START
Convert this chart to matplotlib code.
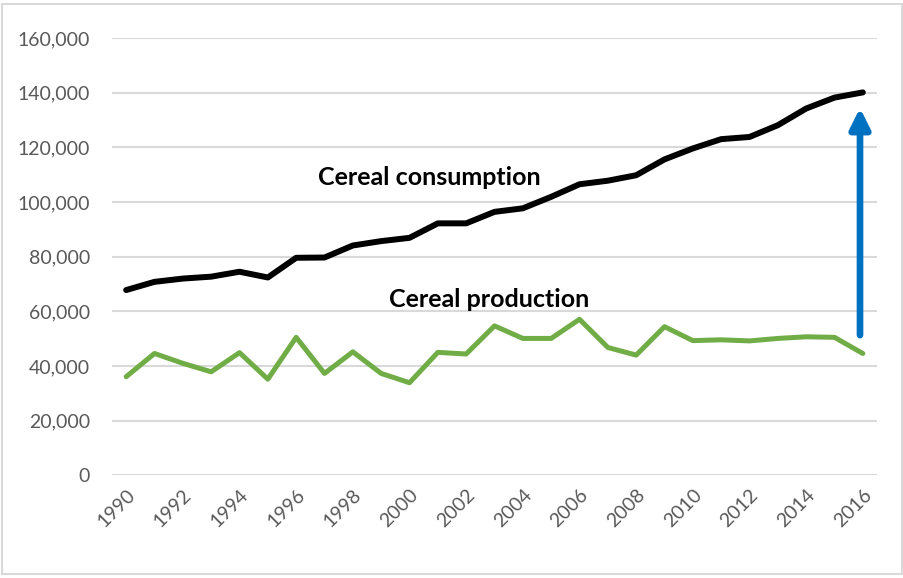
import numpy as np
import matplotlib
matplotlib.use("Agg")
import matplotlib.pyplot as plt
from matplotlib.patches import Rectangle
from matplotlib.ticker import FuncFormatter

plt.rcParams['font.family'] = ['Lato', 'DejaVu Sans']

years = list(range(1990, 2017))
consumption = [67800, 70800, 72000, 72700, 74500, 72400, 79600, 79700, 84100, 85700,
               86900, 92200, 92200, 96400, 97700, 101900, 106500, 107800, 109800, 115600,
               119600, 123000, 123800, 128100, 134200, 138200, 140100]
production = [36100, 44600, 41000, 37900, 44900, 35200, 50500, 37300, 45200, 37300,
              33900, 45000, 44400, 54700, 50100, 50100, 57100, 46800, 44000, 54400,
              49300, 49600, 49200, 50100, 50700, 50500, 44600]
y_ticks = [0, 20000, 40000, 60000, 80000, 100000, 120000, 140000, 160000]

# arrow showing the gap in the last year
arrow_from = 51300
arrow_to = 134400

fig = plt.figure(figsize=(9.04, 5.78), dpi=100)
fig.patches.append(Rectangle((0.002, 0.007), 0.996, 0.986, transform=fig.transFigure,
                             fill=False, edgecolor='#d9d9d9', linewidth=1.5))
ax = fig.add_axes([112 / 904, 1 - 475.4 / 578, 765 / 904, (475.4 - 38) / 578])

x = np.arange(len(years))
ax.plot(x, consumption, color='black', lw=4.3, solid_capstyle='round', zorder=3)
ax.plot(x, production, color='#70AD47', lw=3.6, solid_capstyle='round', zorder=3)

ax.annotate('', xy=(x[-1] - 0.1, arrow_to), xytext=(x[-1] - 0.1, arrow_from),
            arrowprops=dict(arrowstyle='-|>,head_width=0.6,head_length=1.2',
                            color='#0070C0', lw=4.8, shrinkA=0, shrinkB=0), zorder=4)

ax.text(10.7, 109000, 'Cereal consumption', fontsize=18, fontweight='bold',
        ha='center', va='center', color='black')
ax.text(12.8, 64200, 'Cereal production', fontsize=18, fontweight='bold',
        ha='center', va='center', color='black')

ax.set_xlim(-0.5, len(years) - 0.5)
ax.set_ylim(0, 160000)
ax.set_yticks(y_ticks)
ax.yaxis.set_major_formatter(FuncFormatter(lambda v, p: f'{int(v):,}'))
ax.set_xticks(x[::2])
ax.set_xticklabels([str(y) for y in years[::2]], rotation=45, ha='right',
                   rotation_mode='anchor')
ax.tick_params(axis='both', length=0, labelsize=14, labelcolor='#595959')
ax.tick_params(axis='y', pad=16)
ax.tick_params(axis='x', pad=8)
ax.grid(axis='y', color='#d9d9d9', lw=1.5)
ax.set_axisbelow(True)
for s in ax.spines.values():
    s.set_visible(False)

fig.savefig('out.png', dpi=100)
END
## Direction
With all pictures left out, please transcribe exactly the lines from the start of the material through the line with "plt.rcParams['font.family'] = ['Lato', 'DejaVu".

## Solution below
Convert this chart to matplotlib code.
import numpy as np
import matplotlib
matplotlib.use("Agg")
import matplotlib.pyplot as plt
from matplotlib.patches import Rectangle
from matplotlib.ticker import FuncFormatter

plt.rcParams['font.family'] = ['Lato', 'DejaVu Sans']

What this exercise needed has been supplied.